Return precisely the span of lines from the top of the material below to the line containing "['#5bc0d2', '#ffffff', '#ebc240', '#b96cae'];", both included. Pictures are excluded.

┏━━

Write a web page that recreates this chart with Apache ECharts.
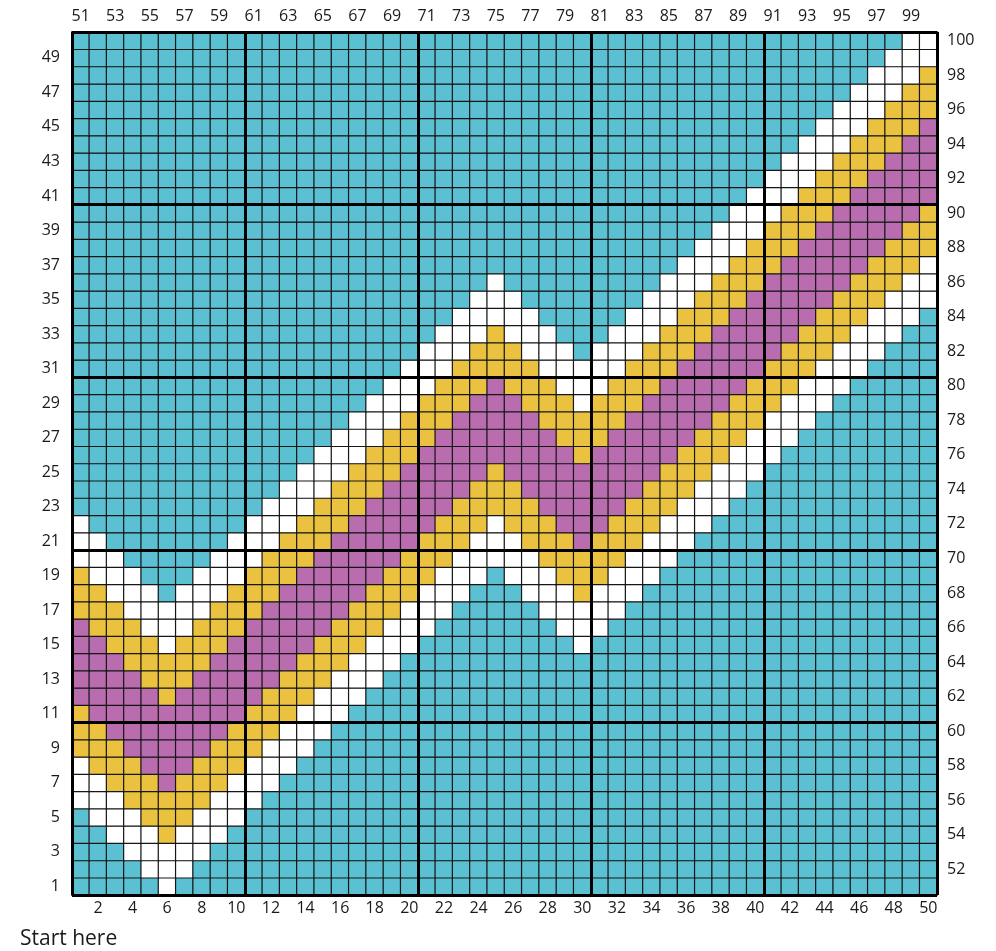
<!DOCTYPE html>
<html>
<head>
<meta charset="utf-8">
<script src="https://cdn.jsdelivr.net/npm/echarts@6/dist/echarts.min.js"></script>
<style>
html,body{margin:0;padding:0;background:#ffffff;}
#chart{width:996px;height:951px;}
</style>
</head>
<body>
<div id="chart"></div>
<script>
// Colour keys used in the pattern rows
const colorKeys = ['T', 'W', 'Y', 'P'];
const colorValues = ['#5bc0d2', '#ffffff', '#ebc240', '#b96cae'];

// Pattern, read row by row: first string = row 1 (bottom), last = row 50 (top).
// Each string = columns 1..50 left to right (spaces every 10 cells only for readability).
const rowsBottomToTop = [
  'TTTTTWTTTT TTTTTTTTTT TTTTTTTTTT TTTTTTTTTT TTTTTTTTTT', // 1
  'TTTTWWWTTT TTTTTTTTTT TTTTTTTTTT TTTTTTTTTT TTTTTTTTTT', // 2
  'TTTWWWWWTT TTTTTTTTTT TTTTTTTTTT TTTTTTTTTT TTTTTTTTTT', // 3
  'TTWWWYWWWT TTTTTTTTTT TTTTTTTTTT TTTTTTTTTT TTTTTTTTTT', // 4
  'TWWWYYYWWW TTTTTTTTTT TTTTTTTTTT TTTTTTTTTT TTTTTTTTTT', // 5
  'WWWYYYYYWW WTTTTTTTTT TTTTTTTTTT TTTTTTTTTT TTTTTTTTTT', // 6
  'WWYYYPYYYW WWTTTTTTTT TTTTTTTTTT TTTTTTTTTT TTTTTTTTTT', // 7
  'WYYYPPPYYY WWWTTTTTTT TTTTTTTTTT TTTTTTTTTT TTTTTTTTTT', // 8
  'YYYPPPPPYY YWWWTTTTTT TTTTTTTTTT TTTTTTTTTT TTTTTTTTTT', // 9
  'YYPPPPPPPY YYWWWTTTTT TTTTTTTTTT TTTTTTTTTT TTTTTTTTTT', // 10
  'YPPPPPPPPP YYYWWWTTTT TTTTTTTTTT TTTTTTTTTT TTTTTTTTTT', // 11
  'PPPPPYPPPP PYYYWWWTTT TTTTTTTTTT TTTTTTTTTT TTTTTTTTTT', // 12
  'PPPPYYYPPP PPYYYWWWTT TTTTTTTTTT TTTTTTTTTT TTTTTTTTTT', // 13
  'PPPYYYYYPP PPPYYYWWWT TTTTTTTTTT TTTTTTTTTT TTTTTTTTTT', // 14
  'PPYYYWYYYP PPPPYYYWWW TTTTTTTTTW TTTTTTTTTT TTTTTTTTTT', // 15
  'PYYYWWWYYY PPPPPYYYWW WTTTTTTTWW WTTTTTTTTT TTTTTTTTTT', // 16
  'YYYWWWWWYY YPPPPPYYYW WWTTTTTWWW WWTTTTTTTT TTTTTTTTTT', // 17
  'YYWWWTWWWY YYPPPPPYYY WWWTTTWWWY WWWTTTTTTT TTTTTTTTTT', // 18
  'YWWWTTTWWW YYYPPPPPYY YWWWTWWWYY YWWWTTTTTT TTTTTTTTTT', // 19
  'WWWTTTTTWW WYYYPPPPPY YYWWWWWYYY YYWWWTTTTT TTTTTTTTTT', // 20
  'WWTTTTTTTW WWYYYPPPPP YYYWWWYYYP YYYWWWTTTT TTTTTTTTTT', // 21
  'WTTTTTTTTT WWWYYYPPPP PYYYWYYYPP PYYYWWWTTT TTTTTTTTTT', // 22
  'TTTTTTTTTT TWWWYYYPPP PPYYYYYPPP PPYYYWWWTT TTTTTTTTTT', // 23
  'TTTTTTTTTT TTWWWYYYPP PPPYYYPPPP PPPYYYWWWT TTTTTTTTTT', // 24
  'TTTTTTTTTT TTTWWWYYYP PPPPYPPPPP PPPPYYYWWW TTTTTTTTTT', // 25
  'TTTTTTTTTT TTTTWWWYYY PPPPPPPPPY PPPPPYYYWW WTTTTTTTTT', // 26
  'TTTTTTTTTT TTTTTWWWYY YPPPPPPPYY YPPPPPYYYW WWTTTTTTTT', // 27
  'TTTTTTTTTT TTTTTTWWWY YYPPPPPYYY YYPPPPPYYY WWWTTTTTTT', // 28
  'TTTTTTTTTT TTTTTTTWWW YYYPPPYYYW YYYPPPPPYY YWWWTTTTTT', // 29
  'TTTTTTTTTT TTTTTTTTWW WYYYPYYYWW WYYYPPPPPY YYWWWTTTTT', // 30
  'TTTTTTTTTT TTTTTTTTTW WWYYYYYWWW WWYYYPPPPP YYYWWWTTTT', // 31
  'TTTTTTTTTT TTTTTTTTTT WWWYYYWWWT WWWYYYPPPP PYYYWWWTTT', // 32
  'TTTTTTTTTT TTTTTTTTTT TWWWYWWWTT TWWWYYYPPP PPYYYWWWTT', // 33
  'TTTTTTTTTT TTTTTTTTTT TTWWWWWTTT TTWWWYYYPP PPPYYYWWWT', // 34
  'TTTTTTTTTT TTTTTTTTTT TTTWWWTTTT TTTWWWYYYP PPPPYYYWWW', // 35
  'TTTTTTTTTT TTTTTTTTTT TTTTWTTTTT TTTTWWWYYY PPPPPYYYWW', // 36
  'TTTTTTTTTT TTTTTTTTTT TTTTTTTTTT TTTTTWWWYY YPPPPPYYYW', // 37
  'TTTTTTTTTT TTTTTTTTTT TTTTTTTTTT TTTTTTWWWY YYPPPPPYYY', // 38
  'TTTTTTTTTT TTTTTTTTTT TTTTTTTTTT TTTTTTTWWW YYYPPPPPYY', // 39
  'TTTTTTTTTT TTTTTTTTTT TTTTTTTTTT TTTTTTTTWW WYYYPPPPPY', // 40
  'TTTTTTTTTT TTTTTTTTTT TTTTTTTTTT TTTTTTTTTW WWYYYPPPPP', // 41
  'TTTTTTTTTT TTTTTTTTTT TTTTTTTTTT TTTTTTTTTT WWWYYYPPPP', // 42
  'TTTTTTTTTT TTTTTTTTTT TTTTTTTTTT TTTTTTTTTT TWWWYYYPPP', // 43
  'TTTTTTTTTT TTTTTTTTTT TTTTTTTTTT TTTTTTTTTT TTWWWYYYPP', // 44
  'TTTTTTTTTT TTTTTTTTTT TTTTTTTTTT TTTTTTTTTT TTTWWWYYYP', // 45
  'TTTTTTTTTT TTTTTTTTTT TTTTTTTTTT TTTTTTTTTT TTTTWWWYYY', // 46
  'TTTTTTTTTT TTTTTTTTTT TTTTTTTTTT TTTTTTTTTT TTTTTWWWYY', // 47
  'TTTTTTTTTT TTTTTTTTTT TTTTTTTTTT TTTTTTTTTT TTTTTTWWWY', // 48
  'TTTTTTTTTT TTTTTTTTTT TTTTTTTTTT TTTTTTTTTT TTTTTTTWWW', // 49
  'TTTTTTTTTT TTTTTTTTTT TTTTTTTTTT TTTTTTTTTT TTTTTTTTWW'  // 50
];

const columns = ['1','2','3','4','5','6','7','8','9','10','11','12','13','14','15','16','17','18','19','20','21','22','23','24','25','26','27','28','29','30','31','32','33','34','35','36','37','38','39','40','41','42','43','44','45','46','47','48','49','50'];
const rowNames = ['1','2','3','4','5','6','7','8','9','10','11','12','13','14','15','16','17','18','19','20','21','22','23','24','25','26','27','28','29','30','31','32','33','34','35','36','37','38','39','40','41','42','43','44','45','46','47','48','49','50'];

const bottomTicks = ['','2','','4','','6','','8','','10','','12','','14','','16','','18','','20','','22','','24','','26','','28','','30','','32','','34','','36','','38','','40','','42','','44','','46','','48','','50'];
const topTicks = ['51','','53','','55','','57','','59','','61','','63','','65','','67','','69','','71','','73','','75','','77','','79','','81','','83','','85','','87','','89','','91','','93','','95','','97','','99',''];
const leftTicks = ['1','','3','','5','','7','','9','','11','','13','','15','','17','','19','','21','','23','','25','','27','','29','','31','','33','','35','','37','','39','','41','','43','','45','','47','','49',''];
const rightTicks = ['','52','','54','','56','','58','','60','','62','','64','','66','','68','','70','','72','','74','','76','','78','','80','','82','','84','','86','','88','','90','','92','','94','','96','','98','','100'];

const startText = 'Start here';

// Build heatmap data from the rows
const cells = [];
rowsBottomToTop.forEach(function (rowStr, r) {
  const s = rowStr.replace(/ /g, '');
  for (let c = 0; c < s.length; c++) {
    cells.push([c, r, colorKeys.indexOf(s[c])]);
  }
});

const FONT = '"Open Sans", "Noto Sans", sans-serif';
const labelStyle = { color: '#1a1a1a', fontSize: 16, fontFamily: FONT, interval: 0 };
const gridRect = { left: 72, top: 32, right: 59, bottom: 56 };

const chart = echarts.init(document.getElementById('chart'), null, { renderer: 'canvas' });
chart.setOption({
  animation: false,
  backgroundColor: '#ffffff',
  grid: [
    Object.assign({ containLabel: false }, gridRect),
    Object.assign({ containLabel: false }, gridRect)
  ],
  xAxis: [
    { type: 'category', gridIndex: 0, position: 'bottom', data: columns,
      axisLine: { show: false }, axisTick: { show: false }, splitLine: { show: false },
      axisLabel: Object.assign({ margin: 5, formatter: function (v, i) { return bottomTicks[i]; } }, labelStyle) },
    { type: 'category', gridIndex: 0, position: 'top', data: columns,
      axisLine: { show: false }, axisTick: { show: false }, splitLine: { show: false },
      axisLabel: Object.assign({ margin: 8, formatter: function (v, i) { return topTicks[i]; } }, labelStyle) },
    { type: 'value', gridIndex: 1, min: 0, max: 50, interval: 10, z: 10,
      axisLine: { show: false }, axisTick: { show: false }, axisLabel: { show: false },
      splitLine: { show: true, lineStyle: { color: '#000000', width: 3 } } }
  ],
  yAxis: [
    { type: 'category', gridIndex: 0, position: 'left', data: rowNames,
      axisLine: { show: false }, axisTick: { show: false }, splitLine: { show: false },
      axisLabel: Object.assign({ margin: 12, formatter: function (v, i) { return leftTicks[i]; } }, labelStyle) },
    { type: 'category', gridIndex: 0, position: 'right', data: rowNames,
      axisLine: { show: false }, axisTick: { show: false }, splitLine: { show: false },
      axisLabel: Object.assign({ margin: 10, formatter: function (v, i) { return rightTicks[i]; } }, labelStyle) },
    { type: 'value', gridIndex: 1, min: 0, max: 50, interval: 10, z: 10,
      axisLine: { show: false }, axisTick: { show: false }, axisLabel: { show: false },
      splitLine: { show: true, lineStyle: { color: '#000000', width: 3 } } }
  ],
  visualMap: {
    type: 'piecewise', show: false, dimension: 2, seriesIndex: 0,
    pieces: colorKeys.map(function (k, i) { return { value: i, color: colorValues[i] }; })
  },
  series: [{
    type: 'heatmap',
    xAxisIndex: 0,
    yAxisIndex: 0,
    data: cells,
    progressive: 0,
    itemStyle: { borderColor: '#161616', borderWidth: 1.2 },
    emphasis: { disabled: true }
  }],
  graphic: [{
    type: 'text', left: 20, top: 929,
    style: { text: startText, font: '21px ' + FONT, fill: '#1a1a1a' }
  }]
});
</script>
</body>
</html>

┗━━

* [Right answer]:
Write a web page that recreates this chart with Apache ECharts.
<!DOCTYPE html>
<html>
<head>
<meta charset="utf-8">
<script src="https://cdn.jsdelivr.net/npm/echarts@6/dist/echarts.min.js"></script>
<style>
html,body{margin:0;padding:0;background:#ffffff;}
#chart{width:996px;height:951px;}
</style>
</head>
<body>
<div id="chart"></div>
<script>
// Colour keys used in the pattern rows
const colorKeys = ['T', 'W', 'Y', 'P'];
const colorValues = ['#5bc0d2', '#ffffff', '#ebc240', '#b96cae'];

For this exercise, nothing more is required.